Repeat the data that follows, word for word, without the images.

» COLLECTED DATA
::::::::::

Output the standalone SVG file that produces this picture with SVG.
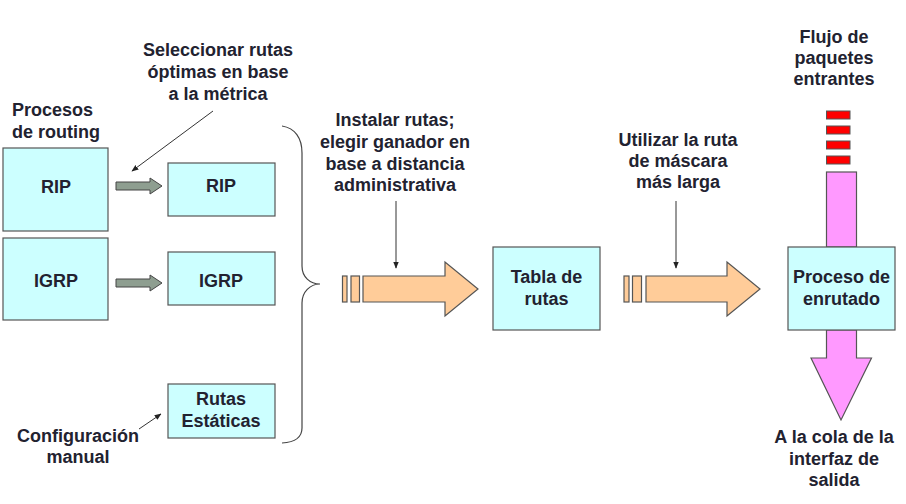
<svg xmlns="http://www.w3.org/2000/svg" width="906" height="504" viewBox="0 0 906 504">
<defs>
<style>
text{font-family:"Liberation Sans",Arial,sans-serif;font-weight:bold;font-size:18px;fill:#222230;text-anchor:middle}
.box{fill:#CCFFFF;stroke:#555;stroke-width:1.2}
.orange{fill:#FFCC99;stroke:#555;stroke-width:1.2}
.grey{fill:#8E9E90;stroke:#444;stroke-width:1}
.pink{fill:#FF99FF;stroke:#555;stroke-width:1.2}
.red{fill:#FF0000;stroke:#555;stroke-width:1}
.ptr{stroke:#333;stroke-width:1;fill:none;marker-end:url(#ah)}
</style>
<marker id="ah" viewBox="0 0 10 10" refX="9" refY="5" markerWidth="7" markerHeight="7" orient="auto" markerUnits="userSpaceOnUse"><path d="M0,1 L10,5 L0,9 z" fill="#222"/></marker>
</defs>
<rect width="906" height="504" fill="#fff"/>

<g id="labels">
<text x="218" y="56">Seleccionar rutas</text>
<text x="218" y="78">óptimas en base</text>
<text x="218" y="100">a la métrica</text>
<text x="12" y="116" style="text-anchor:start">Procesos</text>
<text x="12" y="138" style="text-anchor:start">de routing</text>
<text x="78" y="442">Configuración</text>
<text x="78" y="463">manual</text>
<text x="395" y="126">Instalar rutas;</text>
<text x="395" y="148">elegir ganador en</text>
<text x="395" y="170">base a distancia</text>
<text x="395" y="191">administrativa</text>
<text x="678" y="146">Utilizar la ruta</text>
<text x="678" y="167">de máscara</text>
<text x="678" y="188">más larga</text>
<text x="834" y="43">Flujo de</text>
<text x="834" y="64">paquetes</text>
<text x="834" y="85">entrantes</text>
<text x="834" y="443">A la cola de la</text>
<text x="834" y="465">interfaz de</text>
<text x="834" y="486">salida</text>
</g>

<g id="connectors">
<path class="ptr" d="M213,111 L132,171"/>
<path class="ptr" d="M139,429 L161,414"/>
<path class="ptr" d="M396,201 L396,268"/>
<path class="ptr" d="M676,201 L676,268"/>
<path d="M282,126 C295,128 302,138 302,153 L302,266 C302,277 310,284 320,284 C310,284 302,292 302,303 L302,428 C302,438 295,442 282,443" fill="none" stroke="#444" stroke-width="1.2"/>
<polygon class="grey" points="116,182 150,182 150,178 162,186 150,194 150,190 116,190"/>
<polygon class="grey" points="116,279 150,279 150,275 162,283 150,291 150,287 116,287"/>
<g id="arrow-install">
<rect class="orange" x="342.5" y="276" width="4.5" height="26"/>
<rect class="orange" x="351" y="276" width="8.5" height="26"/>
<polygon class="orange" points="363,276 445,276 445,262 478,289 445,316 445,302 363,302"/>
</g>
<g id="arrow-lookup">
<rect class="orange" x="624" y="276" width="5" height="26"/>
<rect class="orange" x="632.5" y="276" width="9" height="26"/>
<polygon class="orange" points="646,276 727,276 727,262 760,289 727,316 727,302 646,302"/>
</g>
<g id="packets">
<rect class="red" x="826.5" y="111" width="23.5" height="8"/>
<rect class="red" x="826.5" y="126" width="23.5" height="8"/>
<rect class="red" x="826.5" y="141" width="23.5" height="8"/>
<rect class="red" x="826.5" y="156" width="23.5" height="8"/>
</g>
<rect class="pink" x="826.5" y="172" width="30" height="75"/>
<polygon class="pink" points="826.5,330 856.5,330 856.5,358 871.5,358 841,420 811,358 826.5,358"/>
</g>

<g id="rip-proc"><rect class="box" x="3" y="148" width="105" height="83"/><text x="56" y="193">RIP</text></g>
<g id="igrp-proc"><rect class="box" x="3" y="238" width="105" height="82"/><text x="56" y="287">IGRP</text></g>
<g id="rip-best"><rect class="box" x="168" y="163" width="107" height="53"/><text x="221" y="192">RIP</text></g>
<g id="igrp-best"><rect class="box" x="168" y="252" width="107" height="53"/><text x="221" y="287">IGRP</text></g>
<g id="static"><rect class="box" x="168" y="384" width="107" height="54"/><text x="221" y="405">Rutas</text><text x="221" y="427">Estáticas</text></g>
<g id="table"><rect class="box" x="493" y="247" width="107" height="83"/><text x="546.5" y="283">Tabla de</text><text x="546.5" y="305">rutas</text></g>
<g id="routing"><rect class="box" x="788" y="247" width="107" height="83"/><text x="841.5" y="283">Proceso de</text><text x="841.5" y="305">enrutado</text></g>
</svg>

::::::::::

» FINISHED EXERCISE
Output the standalone SVG file that produces this picture with SVG.
<svg xmlns="http://www.w3.org/2000/svg" width="906" height="504" viewBox="0 0 906 504">
<defs>
<style>
text{font-family:"Liberation Sans",Arial,sans-serif;font-weight:bold;font-size:18px;fill:#222230;text-anchor:middle}
.box{fill:#CCFFFF;stroke:#555;stroke-width:1.2}
.orange{fill:#FFCC99;stroke:#555;stroke-width:1.2}
.grey{fill:#8E9E90;stroke:#444;stroke-width:1}
.pink{fill:#FF99FF;stroke:#555;stroke-width:1.2}
.red{fill:#FF0000;stroke:#555;stroke-width:1}
.ptr{stroke:#333;stroke-width:1;fill:none;marker-end:url(#ah)}
</style>
<marker id="ah" viewBox="0 0 10 10" refX="9" refY="5" markerWidth="7" markerHeight="7" orient="auto" markerUnits="userSpaceOnUse"><path d="M0,1 L10,5 L0,9 z" fill="#222"/></marker>
</defs>
<rect width="906" height="504" fill="#fff"/>

<g id="labels">
<text x="218" y="56">Seleccionar rutas</text>
<text x="218" y="78">óptimas en base</text>
<text x="218" y="100">a la métrica</text>
<text x="12" y="116" style="text-anchor:start">Procesos</text>
<text x="12" y="138" style="text-anchor:start">de routing</text>
<text x="78" y="442">Configuración</text>
<text x="78" y="463">manual</text>
<text x="395" y="126">Instalar rutas;</text>
<text x="395" y="148">elegir ganador en</text>
<text x="395" y="170">base a distancia</text>
<text x="395" y="191">administrativa</text>
<text x="678" y="146">Utilizar la ruta</text>
<text x="678" y="167">de máscara</text>
<text x="678" y="188">más larga</text>
<text x="834" y="43">Flujo de</text>
<text x="834" y="64">paquetes</text>
<text x="834" y="85">entrantes</text>
<text x="834" y="443">A la cola de la</text>
<text x="834" y="465">interfaz de</text>
<text x="834" y="486">salida</text>
</g>

<g id="connectors">
<path class="ptr" d="M213,111 L132,171"/>
<path class="ptr" d="M139,429 L161,414"/>
<path class="ptr" d="M396,201 L396,268"/>
<path class="ptr" d="M676,201 L676,268"/>
<path d="M282,126 C295,128 302,138 302,153 L302,266 C302,277 310,284 320,284 C310,284 302,292 302,303 L302,428 C302,438 295,442 282,443" fill="none" stroke="#444" stroke-width="1.2"/>
<polygon class="grey" points="116,182 150,182 150,178 162,186 150,194 150,190 116,190"/>
<polygon class="grey" points="116,279 150,279 150,275 162,283 150,291 150,287 116,287"/>
<g id="arrow-install">
<rect class="orange" x="342.5" y="276" width="4.5" height="26"/>
<rect class="orange" x="351" y="276" width="8.5" height="26"/>
<polygon class="orange" points="363,276 445,276 445,262 478,289 445,316 445,302 363,302"/>
</g>
<g id="arrow-lookup">
<rect class="orange" x="624" y="276" width="5" height="26"/>
<rect class="orange" x="632.5" y="276" width="9" height="26"/>
<polygon class="orange" points="646,276 727,276 727,262 760,289 727,316 727,302 646,302"/>
</g>
<g id="packets">
<rect class="red" x="826.5" y="111" width="23.5" height="8"/>
<rect class="red" x="826.5" y="126" width="23.5" height="8"/>
<rect class="red" x="826.5" y="141" width="23.5" height="8"/>
<rect class="red" x="826.5" y="156" width="23.5" height="8"/>
</g>
<rect class="pink" x="826.5" y="172" width="30" height="75"/>
<polygon class="pink" points="826.5,330 856.5,330 856.5,358 871.5,358 841,420 811,358 826.5,358"/>
</g>

<g id="rip-proc"><rect class="box" x="3" y="148" width="105" height="83"/><text x="56" y="193">RIP</text></g>
<g id="igrp-proc"><rect class="box" x="3" y="238" width="105" height="82"/><text x="56" y="287">IGRP</text></g>
<g id="rip-best"><rect class="box" x="168" y="163" width="107" height="53"/><text x="221" y="192">RIP</text></g>
<g id="igrp-best"><rect class="box" x="168" y="252" width="107" height="53"/><text x="221" y="287">IGRP</text></g>
<g id="static"><rect class="box" x="168" y="384" width="107" height="54"/><text x="221" y="405">Rutas</text><text x="221" y="427">Estáticas</text></g>
<g id="table"><rect class="box" x="493" y="247" width="107" height="83"/><text x="546.5" y="283">Tabla de</text><text x="546.5" y="305">rutas</text></g>
<g id="routing"><rect class="box" x="788" y="247" width="107" height="83"/><text x="841.5" y="283">Proceso de</text><text x="841.5" y="305">enrutado</text></g>
</svg>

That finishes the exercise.